Incredible India!

Arriving in India feels like I’m being softly sucked back in to a deeply interwoven web. The web is so elaborate and many layered, and yet the complicated intricacies are what hold me up and keep me balanced. The web is filled with contradictions. One layer seems to sparkle and twist in one direction and the other threads wrap around it so that they are entwined so deeply they almost become one…  then, all of a sudden, they separate and continue on their own path.

When I arrived in India I was greeted by Aishwarya and Priti di. They are my father’s sister’s daughter and her daughter. As with most of my other family members, it was a joyous and teary eyed reunion. For the next few days I spent time with them recovering from the jet lag and getting ‘work’ done. ‘Work’ in this case means getting outfits stitched for the wedding to take place in two weeks. Priti di owns a fabric shop in Rajouri Garden (a market area in Delhi) so I spent maaannnyy hours doing one of my favorite India activities, pulling fabrics off of shelves and unfurling them to look at the patterns, the weaving, the ornate brocades etc. SO FUN!
One of the major differences from buying clothes in India vs. the US.. It’s completely possible to get whatever you want in India, you just have to imagine it… Whereas, in America, we are typically told what to want and not necessarily always taught to think for ourselves. (THIS IS A GROSS GENERALIZATION but I’m doing it ANYWAY). While it seems so awesome to be able to have someone stitch something for you… it requires WAY too much decision making (what fabric to get, what design to get done, what the measurements should be for the design, etc.) and yet, it feels so much more connected to the process of how the clothes I wear get made.
Here’s where the complicated intricacies within this contradictory web lie. Aishwarya and I went shopping one day at this mall that could easily compete with the ‘top’ malls in the US. It has pretty much every store and more… plus it’s got Cinnabon which, of course, rounds out a typical mall experience. The first time I came to India, the idea that this type of mall could (and would) be built in this culturally rich country seemed to be a travesty to me. It was one of the factors that got me to go back to New York to work on community organizing and one of the factors that led me to the work I am currently engrossed in… The question at hand being, what do we, as a society, consider ‘success’ or ‘wealth’? Are we rich/wealthy/prosperous because we have giant malls with all the fanciest cars sitting outside? When I answer that question for myself, I don’t want another mall to pop up anywhere… And yet, what right do I (or anyone else) have to condemn India (or any other country) for joining the global market and having the things that many American’s (like my self) grew up with? Why shouldn’t Indians have the same options that Americans have? #CONTRADICTION It’s a contradiction I feel deep within me. Admission: I LIKE WATCHING FABRIC GET UNFURLED IN FRONT OF ME. Admission: I LIKE TRYING ON CLOTHES AND BUYING NEW SHOES that are pre made and tend to be ‘fashionable’. Admission: I AM A CONSUMER.. and sometimes I fear that I am going way above and beyond in the amount that I consume.

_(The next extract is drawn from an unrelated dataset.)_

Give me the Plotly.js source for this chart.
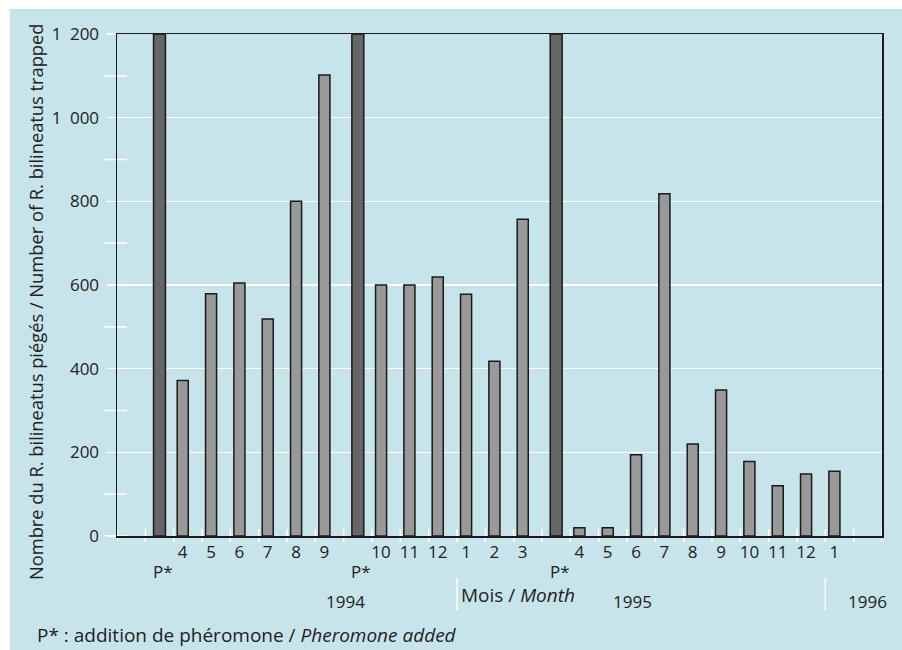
<!DOCTYPE html>
<html>
<head>
<meta charset="utf-8">
<script src="https://cdn.plot.ly/plotly-3.0.1.min.js"></script>
<style>html,body{margin:0;padding:0;background:#fff;}</style>
</head>
<body>
<div id="chart" style="width:902px;height:650px;"></div>
<script>
// ---- DATA ----
const slotLabels = ['', 'P*', '4', '5', '6', '7', '8', '9', 'P*', '10', '11', '12', '1', '2', '3',
                    'P*', '4', '5', '6', '7', '8', '9', '10', '11', '12', '1', ''];
const trapped = [null, 1200, 372, 579, 605, 519, 800, 1102, 1200, 600, 600, 619, 578, 418, 757,
                 1200, 20, 20, 194, 818, 220, 349, 178, 120, 148, 155, null];
const yTicks = [0, 200, 400, 600, 800, 1000, 1200];
const yMinorTicks = [0, 100, 300, 500, 700, 900, 1100];
const years = ['1994', '1995', '1996'];
const yTitle = 'Nombre du R. bilineatus piégés / Number of R. bilineatus trapped';
const xTitle = 'Mois / <i>Month</i>';
const footnote = 'P* : addition de phéromone / <i>Pheromone added</i>';

// ---- BUILD ----
const PX_W = 765, PX_H = 502, L = 117, T = 34, B0 = 536;
const px2x = p => (p - L) / PX_W;
const px2y = p => (B0 - p) / PX_H;

const monthX = [], monthY = [], pherX = [], pherY = [];
const tickVals = [], tickText = [];
slotLabels.forEach((lab, i) => {
  if (lab === '') return;
  if (lab === 'P*') {
    pherX.push(i); pherY.push(trapped[i]);
  } else {
    monthX.push(i); monthY.push(trapped[i]);
    tickVals.push(i - 0.18); tickText.push(lab);
  }
});
const yTickText = yTicks.map(v => v >= 1000
  ? Math.floor(v / 1000) + '\u2002' + String(v % 1000).padStart(3, '0') : String(v));

const fam = 'Open Sans, sans-serif';
const font = {family: fam, size: 17, color: '#222'};
const textFont = {family: fam, size: 19, color: '#222'};
const edge = '#1a1a1a';

const traces = [
  {type: 'bar', x: monthX, y: monthY, width: 0.39, offset: -0.375,
   marker: {color: '#999999', line: {color: edge, width: 1.5}}, hoverinfo: 'x+y', showlegend: false},
  {type: 'bar', x: pherX, y: pherY, width: 0.42, offset: -0.21,
   marker: {color: '#666666', line: {color: edge, width: 1.5}}, hoverinfo: 'x+y', showlegend: false}
];

const shapes = [
  {type: 'rect', xref: 'paper', yref: 'paper', x0: px2x(10), x1: px2x(910), y0: px2y(660), y1: px2y(9),
   fillcolor: '#c7e4ea', line: {width: 0}, layer: 'below'}
];
yMinorTicks.forEach(v => shapes.push({type: 'line', xref: 'paper', yref: 'y', x0: px2x(104), x1: px2x(127),
  y0: v, y1: v, line: {color: '#ffffff', width: 1.5}, layer: 'below'}));
for (let i = 0; i <= slotLabels.length; i++) {
  shapes.push({type: 'line', xref: 'x', yref: 'paper', x0: i - 0.5, x1: i - 0.5, y0: px2y(529), y1: px2y(542),
    line: {color: '#ffffff', width: 1.5}, layer: 'below'});
}
[11.5, 24.5].forEach(xv => shapes.push({type: 'line', xref: 'x', yref: 'paper', x0: xv, x1: xv,
  y0: px2y(578), y1: px2y(610), line: {color: '#ffffff', width: 1.5}, layer: 'below'}));

// P* labels under the pheromone bars
const annotations = pherX.map(xv => ({text: 'P*', xref: 'x', yref: 'paper', x: xv + 0.12, y: px2y(571),
  xanchor: 'center', yanchor: 'middle', showarrow: false, font: font}));
const yearX = [7.55, 17.68, 26.0];
years.forEach((yr, k) => annotations.push({text: yr, xref: 'x', yref: 'paper', x: yearX[k], y: px2y(602),
  xanchor: 'center', yanchor: 'middle', showarrow: false, font: font}));
annotations.push({text: xTitle, xref: 'x', yref: 'paper', x: 11.5, xshift: 2, y: px2y(595),
  xanchor: 'left', yanchor: 'middle', showarrow: false, font: textFont});
annotations.push({text: footnote, xref: 'paper', yref: 'paper', x: px2x(35), y: px2y(635),
  xanchor: 'left', yanchor: 'middle', showarrow: false, font: textFont});
annotations.push({text: yTitle, xref: 'paper', yref: 'paper', x: px2x(35), y: px2y(302), textangle: -90,
  xanchor: 'center', yanchor: 'middle', showarrow: false, font: {family: fam, size: 18.3, color: '#222'}});

const layout = {
  width: 902, height: 650,
  margin: {l: L, r: 902 - L - PX_W, t: T, b: 650 - B0, pad: 0},
  paper_bgcolor: '#ffffff', plot_bgcolor: 'rgba(0,0,0,0)',
  barmode: 'overlay',
  font: font, showlegend: false,
  xaxis: {range: [-0.5, slotLabels.length - 0.5], tickvals: tickVals, ticktext: tickText, tickangle: 0,
    ticks: '', showgrid: false, zeroline: false, showline: true, linecolor: edge, linewidth: 1.5,
    mirror: true, tickfont: font, ticklabelstandoff: 0, fixedrange: true},
  yaxis: {range: [0, 1200], tickvals: yTicks, ticktext: yTickText,
    ticks: 'outside', ticklen: 9, tickwidth: 1.5, tickcolor: '#ffffff',
    showgrid: true, gridcolor: '#ffffff', gridwidth: 1.5, zeroline: false,
    showline: true, linecolor: edge, linewidth: 1.5, mirror: true, tickfont: font,
    ticklabelstandoff: 4, fixedrange: true},
  shapes: shapes, annotations: annotations
};

Plotly.newPlot('chart', traces, layout, {displayModeBar: false, staticPlot: true});
</script>
</body>
</html>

Is there a solution? I think part of the reason that I am currently on this learning journey in India (and Bhutan) is to think about what conscious consumerism can really look like in mainstream markets. It’s about thinking about how we can transform the system we currently live in while we live in it… becoming more aware of the purchases we are making, where they come from and the process by which they’ve been created. I realize that for me, there is deep growth that occurs when we face ourselves and are forced into making choices. I think transformative change is about consciousness raising.. not necessarily about boycotting what exists and attempting to stop it from happening but working from within (self, community, institutions etc). I also realize that when we do change our habits, we change the world.
The web of India is so multifaceted and this is just one layer. However, I do think it’s a tangible layer, one that’s fairly easy to pick up and look at. Other layers are family values, work life balance, etc… All things I think about in the subtle background of my mind but when I visit this place, they come to light in a whole new way.
Incredible India adventure has begun and I’m so happy to be here.